31. This Court finds that when the respondent No. 3 could not get the required information and did not receive any reply, then the same would be deemed to be rejected of his application under Section 7 and therefore, the remedy was available to the information seeker in terms of appeal under Section 19 of the Information Act. Admittedly, the Respondent No. 3 did not file any appeal and filed a complaint straightaway before the learned Commission making two prayers; one was to direct the information officer to furnish information which was not maintainable before the learned State Commission as the petitioner had not availed the remedy and first appeal under Section 19 of the Act and further a prayer was made to take action for non-furnishing of information. This Court further finds that the learned Commission had passed the order dated 05.09.2011 directing the petitioner to furnish information. This Court is of the considered view that such direction
could not have been passed by the Chief Information Commission in a direct complaint which was numbered as Complaint Case No. 176/2011 which at best was referrable to section 18 of the Act.
32. This Court further finds that another order dated 26.09.2011 was passed by recording that in spite of order dated 05.09.2011, the petitioner did not furnish the information to the information seeker and on account of non-furnishing of information, a show cause was issued to the petitioner as to why penalty be not imposed and a further direction was issued to furnish the information through speed post. Ultimately vide order dated 04.11.2011, penalty was imposed upon the petitioner to the extent of Rs. 25,000/- under Section 20(i) and also a recommendation was made for initiation of departmental proceeding.

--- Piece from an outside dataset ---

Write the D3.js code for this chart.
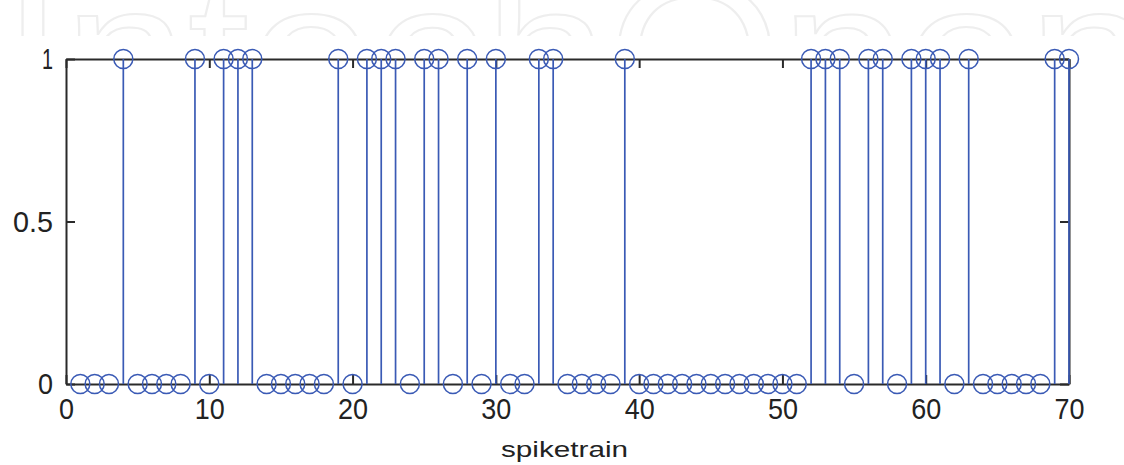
<!DOCTYPE html>
<html>
<head>
<meta charset="utf-8">
<script src="https://cdn.jsdelivr.net/npm/d3@7"></script>
<style>
  html, body { margin: 0; padding: 0; background: #fff; }
  svg { display: block; }
</style>
</head>
<body>
<svg id="chart" width="1124" height="465"></svg>
<script>
// ---- data ----
const indices = d3.range(1, 71);
const spikes = [
  0,0,0,1,0,0,0,0,1,0,
  1,1,1,0,0,0,0,0,1,0,
  1,1,1,0,1,1,0,1,0,1,
  0,0,1,1,0,0,0,0,1,0,
  0,0,0,0,0,0,0,0,0,0,
  0,1,1,1,0,1,1,0,1,1,
  1,0,1,0,0,0,0,0,1,1
];
const xTicks = [0, 10, 20, 30, 40, 50, 60, 70];
const yTicks = [0, 0.5, 1];
const xLabel = "spiketrain";
const watermark = "IntechOpen";

// ---- layout ----
const svg = d3.select("#chart");
const mLeft = 66, mRight = 1069, mTop = 59, mBottom = 384;
const x = d3.scaleLinear().domain([0, 70]).range([mLeft, mRight]);
const y = d3.scaleLinear().domain([0, 1]).range([mBottom, mTop]);
const axisColor = "#2a2a2a";
const blue = "#3a5ab5";
const font = "'Liberation Sans', Arial, sans-serif";

// watermark (faint, cut off at the top as in the source)
svg.append("clipPath").attr("id", "wm").append("rect")
  .attr("x", 0).attr("y", 0).attr("width", 1124).attr("height", 36);
svg.append("text")
  .attr("clip-path", "url(#wm)")
  .attr("x", 2).attr("y", 122)
  .attr("font-family", font)
  .attr("font-size", 200)
  .attr("textLength", 1150)
  .attr("lengthAdjust", "spacingAndGlyphs")
  .attr("fill", "none")
  .attr("stroke", "#eeeeee")
  .attr("stroke-width", 2)
  .text(watermark);

function styleAxis(g) {
  g.selectAll(".domain").attr("stroke", axisColor).attr("stroke-width", 2);
  g.selectAll(".tick line").attr("stroke", axisColor).attr("stroke-width", 2);
  g.selectAll("text").attr("fill", "#222").attr("font-family", font).attr("font-size", 30);
}

// bottom axis
const gx = svg.append("g").attr("transform", `translate(0,${mBottom})`)
  .call(d3.axisBottom(x).tickValues(xTicks).tickFormat(d3.format("d"))
    .tickSizeInner(-9).tickSizeOuter(0).tickPadding(14));
styleAxis(gx);
gx.selectAll(".tick text").each(function(d) {
  const n = String(d).length;
  d3.select(this).attr("textLength", n * 15).attr("lengthAdjust", "spacingAndGlyphs");
});

// top axis (no labels)
const gt = svg.append("g").attr("transform", `translate(0,${mTop})`)
  .call(d3.axisTop(x).tickValues(xTicks).tickFormat("")
    .tickSizeInner(-9).tickSizeOuter(0));
styleAxis(gt);

// left axis
const gy = svg.append("g").attr("transform", `translate(${mLeft},0)`)
  .call(d3.axisLeft(y).tickValues(yTicks).tickFormat(d => String(d))
    .tickSizeInner(-9).tickSizeOuter(0).tickPadding(13));
styleAxis(gy);
gy.selectAll(".tick text").each(function(d) {
  const s = String(d);
  const w = s === "0.5" ? 40 : (s === "1" ? 11 : 15);
  d3.select(this).attr("textLength", w).attr("lengthAdjust", "spacingAndGlyphs");
});

// right axis (no labels)
const gr = svg.append("g").attr("transform", `translate(${mRight},0)`)
  .call(d3.axisRight(y).tickValues(yTicks).tickFormat("")
    .tickSizeInner(-9).tickSizeOuter(0));
styleAxis(gr);

// x label
svg.append("text")
  .attr("x", (mLeft + mRight) / 2 - 3).attr("y", 457)
  .attr("text-anchor", "middle")
  .attr("font-family", font)
  .attr("font-size", 22)
  .attr("fill", "#222")
  .attr("textLength", 127)
  .attr("lengthAdjust", "spacingAndGlyphs")
  .text(xLabel);

// stems
const data = indices.map((d, i) => ({ i: d, v: spikes[i] }));
svg.append("g").selectAll("line").data(data).join("line")
  .attr("x1", d => x(d.i)).attr("x2", d => x(d.i))
  .attr("y1", y(0)).attr("y2", d => y(d.v))
  .attr("stroke", blue).attr("stroke-width", 1.7);

svg.append("g").selectAll("circle").data(data).join("circle")
  .attr("cx", d => x(d.i)).attr("cy", d => y(d.v))
  .attr("r", 9.5)
  .attr("fill", "none")
  .attr("stroke", blue)
  .attr("stroke-width", 1.5);
</script>
</body>
</html>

33. This Court finds that the learned State Commission did not issue any show cause notice for imposition of penalty upon the petitioner alleging non-furnishing of information pursuant to initial application dated 12.01.2011. Rather the show cause notice was issued on account of non-furnishing of information pursuant to the order dated 05.09.2011 passed by the State Commission directing the petitioner to furnish the information. This Court also finds that the records indicate that the post-mortem report could not be furnished as it was not available and such information/intimation was furnished to the respondent No. 3. This Court also finds that the respondent No. 3, who is an Advocate, had filed an application for furnishing of information, but did not disclose as to whom he was representing and, on whose behalf, he was seeking the information. This Court also finds that the father of the deceased, who had earlier filed application seeking information, was furnished the information and he had no surviving grievance and therefore, the complaint case filed by him was ultimately closed as he did not express any dissatisfaction regarding the information so furnished to him, in spite of opportunity given in the earlier case being Complaint Case No. 179/2010.
34. This Court also finds that the Hon'ble Supreme Court in the aforesaid judgment AIR 2012 SC 864 (Chief Information Commissioner & Anr. Vs. State of Manipur & Anr.) has held in
paragraph 30 that before an order of penalty is passed under Section 20, the Commission must be satisfied that the conduct of the Information Officer was not bona fide. In the present case, the information sought for in the year 2011 was old information relating to the year 1990 and the information was not available and consequently while furnishing the information, it was simply indicated that the records were not available. In the aforesaid facts and circumstances, it cannot be said that the act of the information officer was not bona fide. Further, the initial complaint i.e., 11.01.2011, in connection with which the penalty has been imposed, was itself vague as already recorded by the learned Chief Information Commissioner in order dated 05.09.2011.
35. In view of the aforesaid findings, the impugned order imposing the penalty against the petitioner cannot be sustained in the eyes of law, which is hereby set-aside.
36. This writ petition is accordingly allowed.
37. Pending interlocutory application, if any, is closed.
38. Let the records received from the Commission be handed over to the learned counsel for the State Information Commission.